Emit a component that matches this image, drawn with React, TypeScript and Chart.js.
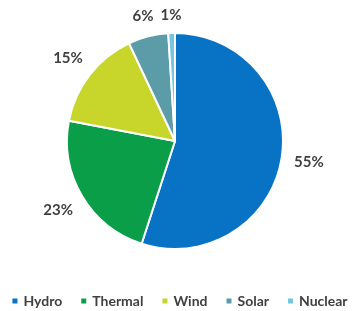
import React, { useEffect, useRef } from "react";
import { Chart, registerables } from "chart.js";

Chart.register(...registerables);

const categories = ["Hydro", "Thermal", "Wind", "Solar", "Nuclear"];
const shares = [55, 23, 15, 6, 1];
const colors = ["#0872C4", "#0A9E48", "#C8D62B", "#5C9CA9", "#74C6E2"];

const FONT_FAMILY = "Lato, 'Open Sans', sans-serif";
const TEXT_COLOR = "#404040";

const pctLabels = {
  id: "pctLabels",
  afterDatasetsDraw(chart: any) {
    const ctx = chart.ctx;
    const meta = chart.getDatasetMeta(0);
    const values = chart.data.datasets[0].data as number[];
    ctx.save();
    ctx.font = `bold 15px ${FONT_FAMILY}`;
    ctx.fillStyle = TEXT_COLOR;
    ctx.textAlign = "center";
    ctx.textBaseline = "middle";
    meta.data.forEach((arc: any, i: number) => {
      const { x, y, startAngle, endAngle, outerRadius } = arc.getProps(
        ["x", "y", "startAngle", "endAngle", "outerRadius"],
        true
      );
      const mid = (startAngle + endAngle) / 2;
      const cx = Math.cos(mid);
      const sy = Math.sin(mid);
      const text = `${values[i]}%`;
      const w = ctx.measureText(text).width;
      const h = 12;
      const d = outerRadius + 1 + 11 + Math.abs(cx) * (w / 2) + Math.abs(sy) * (h / 2);
      ctx.fillText(text, x + cx * d, y + sy * d);
    });
    ctx.restore();
  },
};

const bottomLegend = {
  id: "bottomLegend",
  afterDraw(chart: any) {
    const ctx = chart.ctx;
    const labels = chart.data.labels as string[];
    const bg = chart.data.datasets[0].backgroundColor as string[];
    const box = 5;
    const gapText = 6;
    const gapItem = 19;
    const yMid = 301;
    ctx.save();
    ctx.font = `bold 14px ${FONT_FAMILY}`;
    ctx.textBaseline = "middle";
    ctx.textAlign = "left";
    const widths = labels.map((l) => box + gapText + ctx.measureText(l).width);
    const total = widths.reduce((a, b) => a + b, 0) + gapItem * (labels.length - 1);
    let x = 180 - total / 2;
    labels.forEach((l, i) => {
      ctx.fillStyle = bg[i];
      ctx.fillRect(x, yMid - box / 2, box, box);
      ctx.fillStyle = TEXT_COLOR;
      ctx.fillText(l, x + box + gapText, yMid);
      x += widths[i] + gapItem;
    });
    ctx.restore();
  },
};

export default function App() {
  const ref = useRef<HTMLCanvasElement>(null);
  useEffect(() => {
    if (!ref.current) return;
    const chart = new Chart(ref.current, {
      type: "pie",
      data: {
        labels: categories,
        datasets: [
          {
            data: shares,
            backgroundColor: colors,
            borderColor: "#ffffff",
            borderWidth: 2,
          },
        ],
      },
      options: {
        animation: false,
        responsive: true,
        maintainAspectRatio: false,
        radius: 108,
        layout: { padding: { left: 0, right: 11, top: 0, bottom: 29 } },
        plugins: {
          legend: { display: false },
          tooltip: { enabled: false },
        },
      } as any,
      plugins: [pctLabels, bottomLegend],
    });
    return () => chart.destroy();
  }, []);
  return (
    <div style={{ position: "fixed", left: 0, top: 0, width: 361, height: 311, background: "#fff" }}>
      <canvas ref={ref} />
    </div>
  );
}
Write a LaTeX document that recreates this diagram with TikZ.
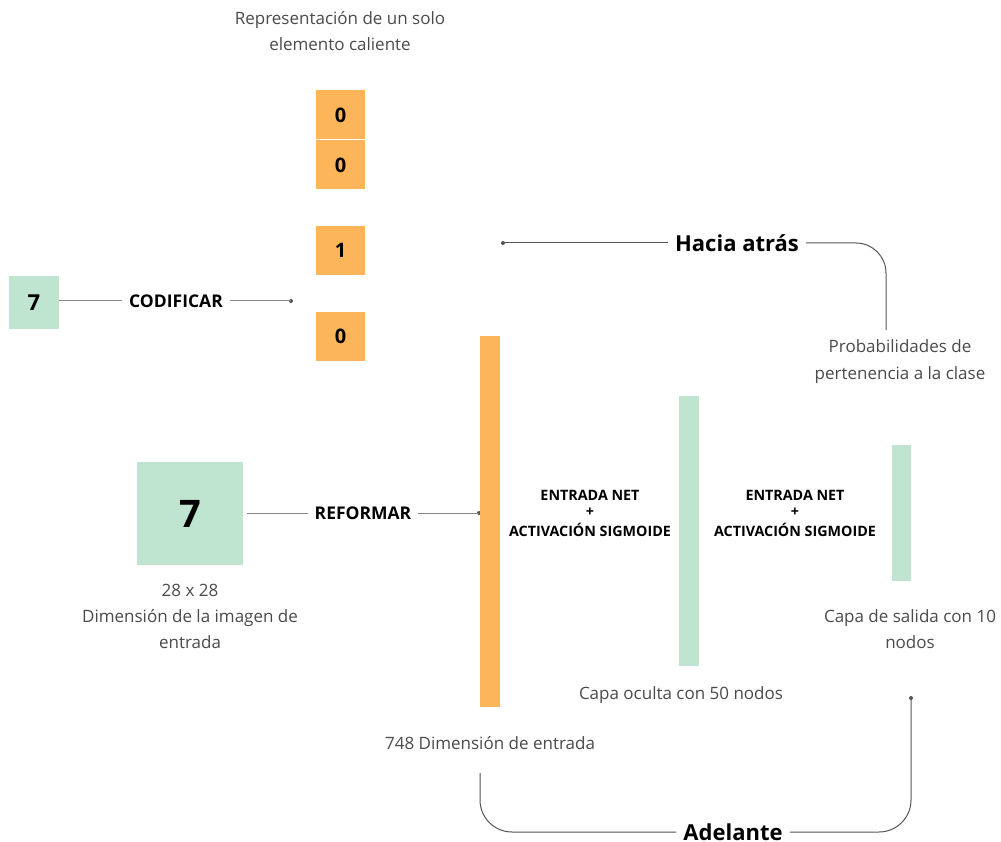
\documentclass[tikz,border=0pt]{standalone}
\usepackage{fontspec}
\setmainfont{Open Sans}
\definecolor{orng}{HTML}{FDB55A}
\definecolor{grn}{HTML}{BFE4CF}
\definecolor{txt}{HTML}{4A4A4A}
\definecolor{ln}{HTML}{555555}
\tikzset{
  obox/.style={fill=orng, draw=none, minimum width=49pt, minimum height=49pt, inner sep=0pt, font=\fontsize{20}{20}\selectfont\bfseries},
  lbl/.style={text=txt, font=\fontsize{17}{26.2}\selectfont, align=center, inner sep=0pt},
  bold/.style={font=\fontsize{17.5}{18}\selectfont\bfseries, text=black, inner sep=7pt},
  big/.style={font=\fontsize{22}{22}\selectfont\bfseries, text=black, inner sep=7pt},
  small/.style={font=\fontsize{14.3}{18}\selectfont\bfseries, text=black, align=center, inner sep=0pt},
  conn/.style={draw=ln, line width=1pt},
  dot/.style={circle, fill=ln, inner sep=0pt, minimum size=4pt},
}
\begin{document}
\begin{tikzpicture}[x=1pt, y=-1pt]
\useasboundingbox (0,0) rectangle (1001,842);
% title
\node[lbl] (title) at (340,31) {Representación de un solo\\elemento caliente};
% one-hot boxes
\node[obox] (b0) at (340.5,115) {0};
\node[obox] (b1) at (340.5,165) {0};
\node[obox] (b2) at (340.5,250.5) {1};
\node[obox] (b3) at (340.5,336.5) {0};
% small 7
\node[fill=grn, minimum width=50pt, minimum height=53pt, inner sep=0pt, font=\fontsize{22}{22}\selectfont\bfseries] (g7) at (34,302.5) {7};
\node[bold] (cod) at (176,301) {CODIFICAR};
\node[dot] (coddot) at (291,301) {};
\draw[conn, draw=ln!70] (g7.east |- cod) -- (cod.west);
\draw[conn, draw=ln!70] (cod.east) -- (coddot.center);
% big 7
\node[fill=grn, minimum width=106pt, minimum height=103pt, inner sep=0pt, font=\fontsize{38}{38}\selectfont\bfseries] (G7) at (190,513.5) {7};
\node[lbl] (dimimg) at (190,616.5) {28 x 28\\Dimensión de la imagen de\\entrada};
\node[bold] (ref) at (363,513) {REFORMAR};
\node[dot] (refdot) at (479,513) {};
\draw[conn, draw=ln!70] (G7.east |- ref) ++(4,0) -- (ref.west);
\draw[conn, draw=ln!70] (ref.east) -- (refdot.center);
% layers
\node[fill=orng, minimum width=20pt, minimum height=371pt, inner sep=0pt] (inl) at (490,521.5) {};
\node[fill=grn, minimum width=20pt, minimum height=270pt, inner sep=0pt] (hid) at (689,531) {};
\node[fill=grn, minimum width=19pt, minimum height=136pt, inner sep=0pt] (outl) at (901.5,513) {};
\node[small] (t1) at (590,513.5) {ENTRADA NET\\[-2pt]+\\[2pt]ACTIVACIÓN SIGMOIDE};
\node[small] (t2) at (795,513.5) {ENTRADA NET\\[-2pt]+\\[2pt]ACTIVACIÓN SIGMOIDE};
\node[lbl] (capsal) at (910,629) {Capa de salida con 10\\nodos};
\node[lbl] (capoc) at (681,695) {Capa oculta con 50 nodos};
\node[lbl] (in748) at (490,743) {748 Dimensión de entrada};
\node[lbl] (prob) at (900,361.5) {Probabilidades de\\pertenencia a la clase};
% Hacia atras
\node[big] (hacia) at (737,243) {Hacia atrás};
\node[dot] (hdot) at (503,243) {};
\coordinate (pend) at (886,330);
\draw[conn] (hacia.west) -- (hdot.center);
\draw[conn, rounded corners=30pt] (hacia.east) -| (pend);
% Adelante
\node[big] (adel) at (733,832) {Adelante};
\coordinate (astart) at (480,773);
\node[dot] (adot) at (911,698) {};
\draw[conn, rounded corners=32pt] (astart) |- (adel.west);
\draw[conn, rounded corners=32pt] (adel.east) -| (adot.center);
\end{tikzpicture}
\end{document}
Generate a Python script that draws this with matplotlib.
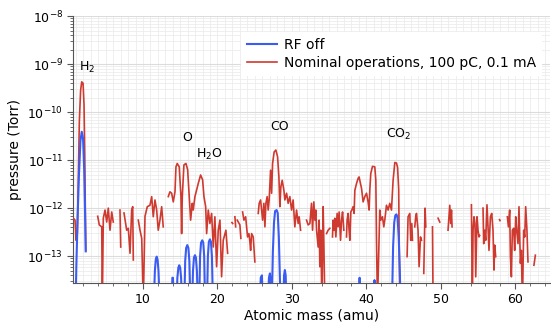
import numpy as np
import matplotlib
matplotlib.use("Agg")
import matplotlib.pyplot as plt
from matplotlib.ticker import MultipleLocator, LogLocator, NullFormatter

nan = np.nan

# red trace: Nominal operations (amu, log10 pressure); nan = gap, -14 = below axis
red_amu = [0.60, 0.87, 1.01, 1.18, 1.32, 1.45, 1.62, 1.77, 1.95, 2.08, 2.18, 2.31, 2.50,
           3.92, 4.13, 4.46, 4.54, 4.67, 4.90, 5.13, 5.34, 5.57, 5.80, 6.01, 6.40,
           6.91, 7.01, 7.20, 7.45, 7.81, 8.03, 8.26, 8.48, 8.62, 8.70, 9.00,
           9.37, 9.60, 9.83, 10.04, 10.27, 10.58, 10.94,
           11.17, 11.38, 11.61, 11.84, 12.05, 12.28, 12.51, 12.72, 13.00,
           13.40, 13.62, 13.85, 14.07, 14.30, 14.43, 14.60, 14.87, 15.10, 15.19, 15.28,
           15.50, 15.77, 16.00, 16.21, 16.40, 16.62, 16.75, 16.98, 17.42, 17.74, 18.01,
           18.19, 18.42, 18.55, 18.77, 18.99, 19.22, 19.44, 19.66, 19.89, 20.11, 20.34,
           20.56, 20.78, 21.14, 21.37, 21.55,
           21.95, 22.05, 22.20, 22.35, 22.45, 22.55, 22.66, 23.02, 23.15, 23.25,
           23.38, 23.56, 23.79, 23.92, 24.05, 24.23, 24.36, 24.46, 24.59, 24.81, 25.03, 25.20,
           25.48, 25.61, 25.80, 25.93, 26.07, 26.24, 26.38, 26.51, 26.68, 26.82, 26.95,
           27.14, 27.28, 27.41, 27.62, 27.85, 28.08, 28.26, 28.39, 28.52, 28.70, 28.93,
           29.06, 29.29, 29.50, 29.73, 29.96, 30.17, 30.40, 30.63, 30.85, 30.98, 31.17, 31.50,
           31.97, 32.19, 32.42, 32.64, 32.78, 32.95, 33.09, 33.22, 33.32, 33.53, 33.66,
           33.76, 33.89, 34.03, 34.20, 34.30, 34.43, 34.55,
           34.66, 34.87, 35.10, 35.30,
           35.46, 35.54, 35.68, 35.77, 35.91, 36.08, 36.21, 36.35, 36.54, 36.67, 36.81, 36.98, 37.15,
           37.34, 37.42, 37.56, 37.69, 37.79, 37.92, 38.05, 38.23, 38.36, 38.46, 38.68,
           38.90, 39.03, 39.22, 39.36, 39.57, 39.80, 40.03, 40.24, 40.38, 40.47, 40.60,
           40.83, 41.14, 41.28, 41.37, 41.50, 41.81, 41.95, 42.17, 42.35, 42.48, 42.71,
           42.93, 43.15, 43.38, 43.60, 43.83, 44.05, 44.20, 44.35, 44.50, 44.70,
           45.48, 45.61, 45.84, 45.97, 46.11, 46.20, 46.40,
           46.51, 46.64, 46.74, 46.95, 47.09, 47.28, 47.41, 47.60,
           47.72, 47.89, 47.99, 48.30, 48.89, 48.97, 49.20, 49.64, 49.87, 50.50,
           50.98, 51.21, 51.34, 51.44, 51.52, 52.00,
           54.12, 54.25, 54.34, 54.47, 54.60, 54.70, 54.87, 55.01, 55.14, 55.23, 55.50,
           55.68, 55.77, 55.91, 56.04, 56.21, 56.35, 56.48, 56.67, 56.85, 57.02, 57.15,
           57.25, 57.38, 57.60, 57.90, 57.96, 58.20,
           58.95, 59.09, 59.26, 59.36, 59.49, 59.62, 59.80, 59.93, 60.07, 60.20, 60.38,
           60.51, 60.70, 60.83, 60.97, 61.14, 61.28, 61.41, 61.58, 61.72, 62.20,
           62.52, 62.71]
red_log = [-12.20, -12.25, -12.67, -12.52, -11.30, -10.20, -9.55, -9.37, -9.40, -9.85, -10.90, -12.88, nan,
           -12.17, -12.35, -12.39, -14.0, -12.21, -12.04, -12.29, -12.00, -12.46, -12.08, -12.29, nan,
           -12.04, -12.81, nan, -12.10, -12.46, -12.42, -12.94, -12.04, -11.97, -13.08, nan,
           -12.25, -12.46, -12.63, -14.0, -12.17, -11.97, -11.94,
           -11.76, -12.18, -11.83, -12.04, -12.46, -12.25, -11.97, -12.39, nan,
           -11.76, -11.66, -11.69, -11.87, -11.66, -11.14, -11.07, -11.14, -11.76, -12.53, -11.76,
           -11.10, -11.07, -11.20, -11.76, -12.25, -11.90, -12.04, -11.76, -11.49, -11.31, -11.41,
           -11.76, -11.97, -12.53, -12.04, -12.32, -12.11, -12.81, -12.18, -13.22, -12.46, -12.25,
           -13.43, -12.67, -12.46, -12.94, nan,
           -12.30, -12.32, nan, -12.18, -12.39, nan, -12.25, -12.35, -12.63, nan,
           -12.08, -12.25, -12.18, -12.39, -12.60, -12.53, -12.70, -12.88, -12.53, -12.60, -13.12, nan,
           -12.11, -11.90, -11.83, -12.04, -12.25, -11.90, -12.39, -11.90, -11.76, -12.04, -11.83,
           -11.21, -11.69, -11.07, -10.83, -10.79, -10.93, -11.35, -11.97, -11.56, -11.42, -11.63,
           -11.83, -11.69, -11.90, -11.76, -12.04, -11.83, -12.39, -12.04, -12.32, -12.18, -12.46, nan,
           -12.25, -12.35, -12.32, -11.90, -12.46, -11.87, -12.25, -12.04, -12.46, -12.81, -12.25,
           -13.22, -12.46, -14.0, -11.97, -12.74, -14.0, nan,
           -12.53, -12.46, -12.42, nan,
           -12.60, -12.25, -12.46, -12.21, -12.60, -12.11, -12.39, -12.08, -12.67, -12.25, -12.08, -12.46, nan,
           -12.60, -12.25, -12.11, -12.46, -12.67, -12.08, -12.04, -11.97, -12.11, -11.63, -11.49,
           -11.38, -11.35, -11.49, -11.59, -11.87, -11.76, -11.69, -11.87, -12.04, -11.63, -11.28,
           -11.13, -11.14, -11.42, -12.67, -14.0, -12.04, -12.25, -12.18, -12.39, -12.25, -11.94,
           -12.04, -11.90, -12.04, -11.42, -11.05, -11.06, -11.15, -11.60, -14.0, nan,
           -13.01, -12.18, -12.11, -12.67, -12.32, -12.67, nan,
           -12.39, -12.18, -12.11, -12.46, -13.22, -12.60, -12.67, nan,
           -13.36, -12.00, -12.39, nan, -12.39, -14.0, nan, -12.21, -12.29, nan,
           -12.46, -11.94, -12.32, -12.04, -12.39, nan,
           -11.93, -14.0, -12.46, -12.18, -12.32, -13.43, -12.18, -12.46, -12.60, -12.57, nan,
           -12.00, -12.74, -12.46, -12.67, -11.93, -12.39, -12.88, -12.18, -12.11, -12.46, -13.29,
           -12.77, -13.01, nan, -12.24, -12.26, nan,
           -12.18, -12.39, -12.04, -13.01, -13.43, -12.46, -12.42, -12.88, -12.18, -12.46, -12.74,
           -11.97, -13.15, -12.88, -14.0, -12.46, -12.60, -11.97, -12.46, -13.12, nan,
           -13.19, -12.98]

# blue trace: RF off
blue_amu = [0.95, 1.05, 1.20, 1.40, 1.60, 1.77, 1.95, 2.10, 2.22, 2.31, 2.50,
            11.45, 11.60, 11.72, 11.84, 11.96, 12.08, 12.25,
            13.85, 13.95, 14.03, 14.12,
            14.50, 14.62, 14.75, 14.87, 15.00, 15.12, 15.25,
            15.55, 15.67, 15.80, 15.95, 16.10, 16.23, 16.38,
            16.60, 16.72, 16.85, 16.98, 17.11, 17.24, 17.38,
            17.55, 17.67, 17.80, 17.96, 18.10, 18.22, 18.35,
            18.60, 18.72, 18.85, 18.99, 19.13, 19.26, 19.40,
            25.70, 25.82, 25.98, 26.10,
            26.80, 26.92, 27.05, 27.15, 27.25,
            27.30, 27.45, 27.60, 27.75, 27.95, 28.10, 28.25, 28.40, 28.50,
            28.85, 28.95, 29.06, 29.17, 29.27,
            39.00, 39.10, 39.20,
            41.00, 41.10, 41.20,
            43.45, 43.60, 43.75, 43.90, 44.05, 44.20, 44.35, 44.50, 44.60]
blue_log = [-14.0, -13.2, -12.3, -11.3, -10.6, -10.41, -10.55, -11.2, -12.1, -12.9, nan,
            -14.0, -13.3, -13.07, -13.01, -13.07, -13.3, -14.0,
            -14.0, -13.45, -13.45, -14.0,
            -14.0, -13.45, -13.24, -13.19, -13.24, -13.45, -14.0,
            -14.0, -13.1, -12.83, -12.77, -12.83, -13.1, -14.0,
            -14.0, -13.3, -13.03, -12.98, -13.03, -13.3, -14.0,
            -14.0, -13.0, -12.72, -12.67, -12.72, -13.0, -14.0,
            -14.0, -13.0, -12.70, -12.65, -12.70, -13.0, -14.0,
            -14.0, -13.45, -13.40, -14.0,
            -14.0, -13.45, -13.36, -13.5, -14.0,
            -14.0, -12.9, -12.3, -12.06, -12.04, -12.1, -12.6, -13.5, -14.0,
            -14.0, -13.4, -13.29, -13.4, -14.0,
            -14.0, -13.45, -14.0,
            -14.0, -13.5, -14.0,
            -14.0, -12.8, -12.3, -12.15, -12.13, -12.2, -12.6, -13.3, -14.0]

labels = ["H$_2$", "O", "H$_2$O", "CO", "CO$_2$"]
label_amu = [2.5, 16.0, 18.9, 28.3, 44.4]
label_log = [-9.08, -10.52, -10.88, -10.31, -10.46]

red_p = 10.0 ** np.array(red_log)
blue_p = 10.0 ** np.array(blue_log)

fig = plt.figure(figsize=(5.51, 3.28), dpi=100)
ax = fig.add_axes([0.1325, 0.137, 0.866, 0.814])

ax.plot(red_amu, red_p, color="#cf3a30", lw=1.2, label="Nominal operations, 100 pC, 0.1 mA", zorder=3)
ax.plot(blue_amu, blue_p, color="#3a5cf2", lw=1.5, label="RF off", zorder=4)

ax.set_yscale("log")
ax.set_xlim(0.6, 64.7)
ax.set_ylim(2.75e-14, 1e-8)

ax.xaxis.set_major_locator(MultipleLocator(10))
ax.xaxis.set_minor_locator(MultipleLocator(2))
ax.yaxis.set_major_locator(LogLocator(base=10, numticks=12))
ax.yaxis.set_minor_locator(LogLocator(base=10, subs=np.arange(2, 10), numticks=12))
ax.yaxis.set_minor_formatter(NullFormatter())

# light grid: every amu, every log sub-step
for xv in np.arange(1, 65):
    ax.axvline(xv, color="#ececec", lw=0.6, zorder=0)
ax.grid(True, which="minor", axis="y", color="#ececec", lw=0.6)
ax.grid(True, which="major", axis="y", color="#dcdcdc", lw=0.8)
ax.set_axisbelow(True)

for s in ["top", "right"]:
    ax.spines[s].set_visible(False)
for s in ["left", "bottom"]:
    ax.spines[s].set_color("#555555")
    ax.spines[s].set_linewidth(0.8)

ax.tick_params(which="major", length=4, width=0.8, color="#555555", labelsize=9, pad=3)
ax.tick_params(which="minor", length=2.5, width=0.6, color="#555555")

ax.set_xlabel("Atomic mass (amu)", fontsize=10, labelpad=2)
ax.set_ylabel("pressure (Torr)", fontsize=10, labelpad=4)

for t, xa, ya in zip(labels, label_amu, label_log):
    ax.text(xa, 10.0 ** ya, t, fontsize=9, ha="center", va="center")

h, l = ax.get_legend_handles_labels()
leg = ax.legend(h[::-1], l[::-1], loc="upper left", bbox_to_anchor=(0.338, 0.965),
                fontsize=10, frameon=True, fancybox=False, handlelength=2.2,
                handletextpad=0.5, labelspacing=0.3, borderpad=0.4)
leg.get_frame().set_edgecolor("none")
leg.get_frame().set_facecolor("white")
leg.get_frame().set_alpha(1.0)

fig.savefig("out.png", dpi=100)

### What the exercise asks
Make an exact copy of the lines from the one that contains "Generate a Python" through the one that contains "nan = np.nan", both included, and no other lines. Pictures are skipped.

### Response to this task
Generate a Python script that draws this with matplotlib.
import numpy as np
import matplotlib
matplotlib.use("Agg")
import matplotlib.pyplot as plt
from matplotlib.ticker import MultipleLocator, LogLocator, NullFormatter

nan = np.nan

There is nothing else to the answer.